__Given data__
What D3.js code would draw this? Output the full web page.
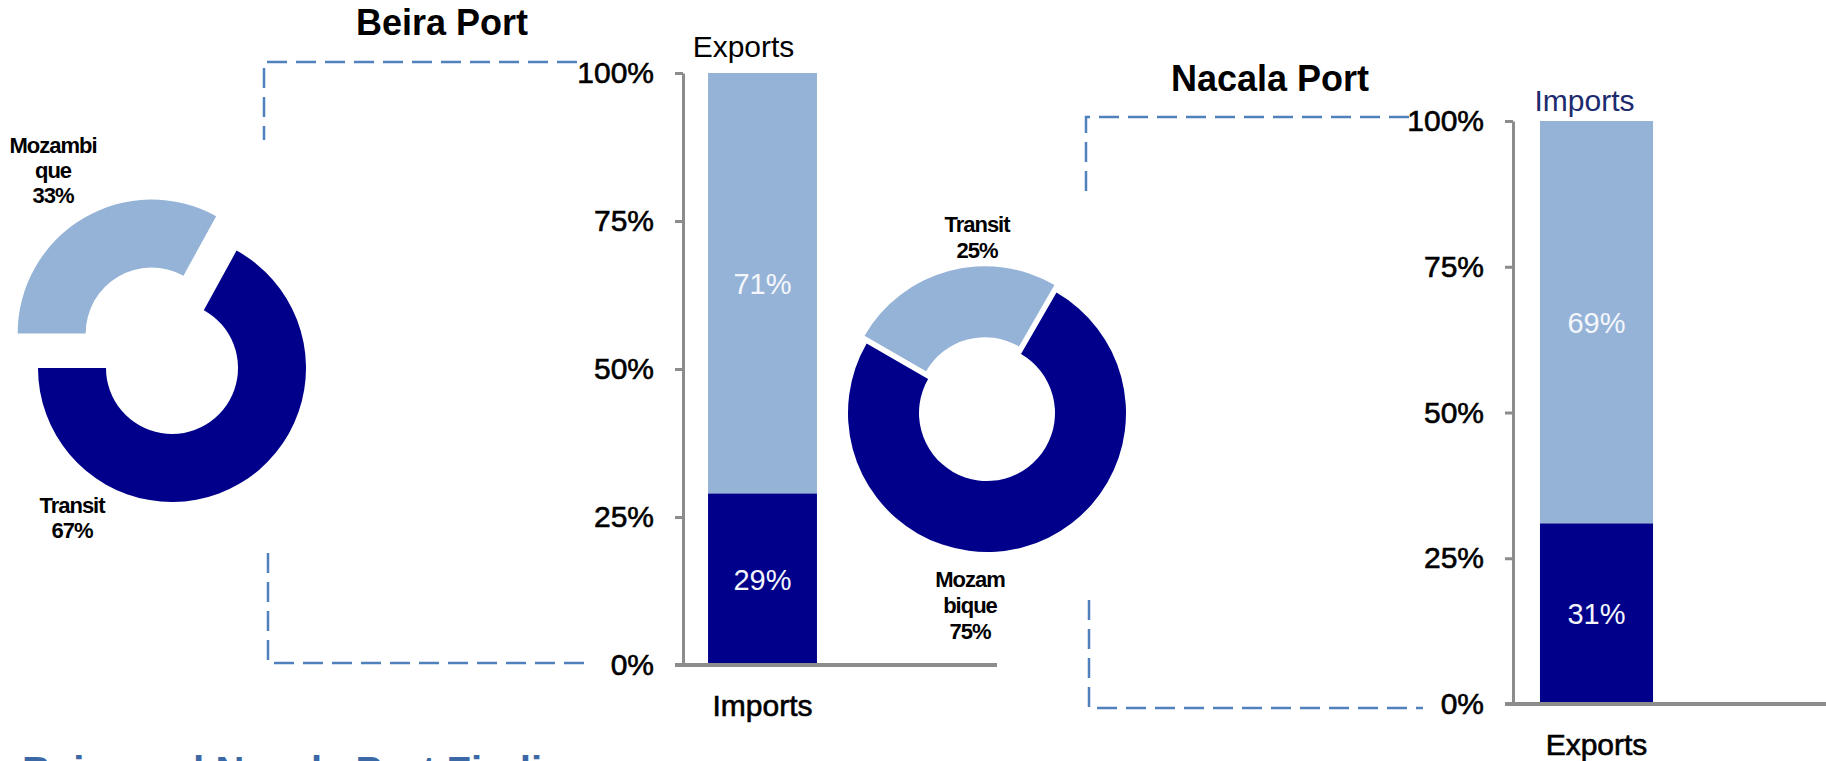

--

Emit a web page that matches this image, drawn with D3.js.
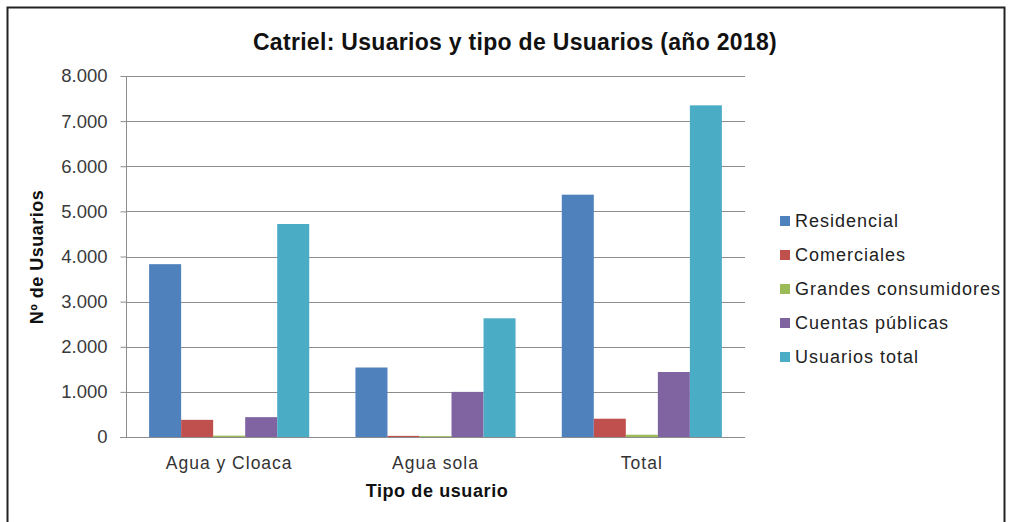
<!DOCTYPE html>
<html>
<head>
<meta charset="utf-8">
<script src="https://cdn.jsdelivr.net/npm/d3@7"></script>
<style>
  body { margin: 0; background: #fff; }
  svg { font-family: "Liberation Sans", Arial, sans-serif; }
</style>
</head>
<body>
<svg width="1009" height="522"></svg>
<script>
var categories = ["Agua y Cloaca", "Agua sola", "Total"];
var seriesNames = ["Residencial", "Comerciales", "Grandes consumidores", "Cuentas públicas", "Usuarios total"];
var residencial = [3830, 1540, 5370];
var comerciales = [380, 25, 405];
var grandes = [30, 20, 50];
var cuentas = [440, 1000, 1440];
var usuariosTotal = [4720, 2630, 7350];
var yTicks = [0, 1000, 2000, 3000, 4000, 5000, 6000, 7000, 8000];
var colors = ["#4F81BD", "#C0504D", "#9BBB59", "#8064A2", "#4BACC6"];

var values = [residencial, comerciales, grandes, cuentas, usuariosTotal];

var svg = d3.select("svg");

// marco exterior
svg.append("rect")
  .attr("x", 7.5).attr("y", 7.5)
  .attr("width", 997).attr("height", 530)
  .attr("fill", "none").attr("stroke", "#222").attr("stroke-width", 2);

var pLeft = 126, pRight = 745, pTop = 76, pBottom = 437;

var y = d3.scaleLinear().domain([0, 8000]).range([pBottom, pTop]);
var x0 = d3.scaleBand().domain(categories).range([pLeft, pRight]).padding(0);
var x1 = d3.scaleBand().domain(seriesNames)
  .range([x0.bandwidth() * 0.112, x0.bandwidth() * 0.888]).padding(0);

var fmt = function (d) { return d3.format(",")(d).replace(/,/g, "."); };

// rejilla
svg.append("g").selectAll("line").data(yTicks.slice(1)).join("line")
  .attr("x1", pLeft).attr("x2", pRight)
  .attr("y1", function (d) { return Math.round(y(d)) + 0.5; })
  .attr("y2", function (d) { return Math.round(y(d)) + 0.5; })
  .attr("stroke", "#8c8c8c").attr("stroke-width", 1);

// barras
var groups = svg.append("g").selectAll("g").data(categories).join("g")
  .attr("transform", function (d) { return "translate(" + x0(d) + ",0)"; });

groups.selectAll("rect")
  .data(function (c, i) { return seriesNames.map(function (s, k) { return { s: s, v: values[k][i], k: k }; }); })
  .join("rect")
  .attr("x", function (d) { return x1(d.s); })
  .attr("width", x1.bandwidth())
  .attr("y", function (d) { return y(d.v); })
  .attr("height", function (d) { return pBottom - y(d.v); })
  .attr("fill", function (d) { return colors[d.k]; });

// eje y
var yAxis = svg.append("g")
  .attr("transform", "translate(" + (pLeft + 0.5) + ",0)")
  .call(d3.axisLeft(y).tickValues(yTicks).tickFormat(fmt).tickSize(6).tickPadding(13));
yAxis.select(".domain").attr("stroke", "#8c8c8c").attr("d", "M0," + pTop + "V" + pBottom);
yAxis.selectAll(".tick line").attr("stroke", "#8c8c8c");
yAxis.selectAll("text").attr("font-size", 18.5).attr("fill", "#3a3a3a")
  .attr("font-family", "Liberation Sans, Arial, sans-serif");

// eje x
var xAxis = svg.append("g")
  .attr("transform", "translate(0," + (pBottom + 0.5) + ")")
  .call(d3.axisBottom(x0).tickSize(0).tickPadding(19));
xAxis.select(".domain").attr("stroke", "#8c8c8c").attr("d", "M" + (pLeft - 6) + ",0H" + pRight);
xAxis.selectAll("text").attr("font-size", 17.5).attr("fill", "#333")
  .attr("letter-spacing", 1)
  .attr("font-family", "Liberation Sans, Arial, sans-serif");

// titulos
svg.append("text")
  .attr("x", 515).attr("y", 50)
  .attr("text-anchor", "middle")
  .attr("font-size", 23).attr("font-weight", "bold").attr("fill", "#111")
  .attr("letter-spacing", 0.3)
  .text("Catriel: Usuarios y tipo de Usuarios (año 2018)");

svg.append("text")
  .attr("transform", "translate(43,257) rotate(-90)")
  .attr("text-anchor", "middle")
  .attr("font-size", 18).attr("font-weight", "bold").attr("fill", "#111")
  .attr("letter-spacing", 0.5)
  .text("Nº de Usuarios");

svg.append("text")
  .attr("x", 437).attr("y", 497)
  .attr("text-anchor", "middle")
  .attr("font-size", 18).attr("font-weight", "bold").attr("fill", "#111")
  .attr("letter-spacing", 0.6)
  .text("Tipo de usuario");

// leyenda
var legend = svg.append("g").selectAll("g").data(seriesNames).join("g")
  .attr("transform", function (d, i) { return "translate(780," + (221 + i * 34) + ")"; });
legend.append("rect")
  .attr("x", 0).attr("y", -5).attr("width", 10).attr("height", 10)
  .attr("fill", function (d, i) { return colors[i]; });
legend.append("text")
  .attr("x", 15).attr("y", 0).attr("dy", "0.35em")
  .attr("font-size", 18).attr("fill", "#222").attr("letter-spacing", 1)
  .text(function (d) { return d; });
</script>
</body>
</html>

__Required work__
In the listing above, how many lines include the word "this"? Answer with the number and nothing more.

__The output__
2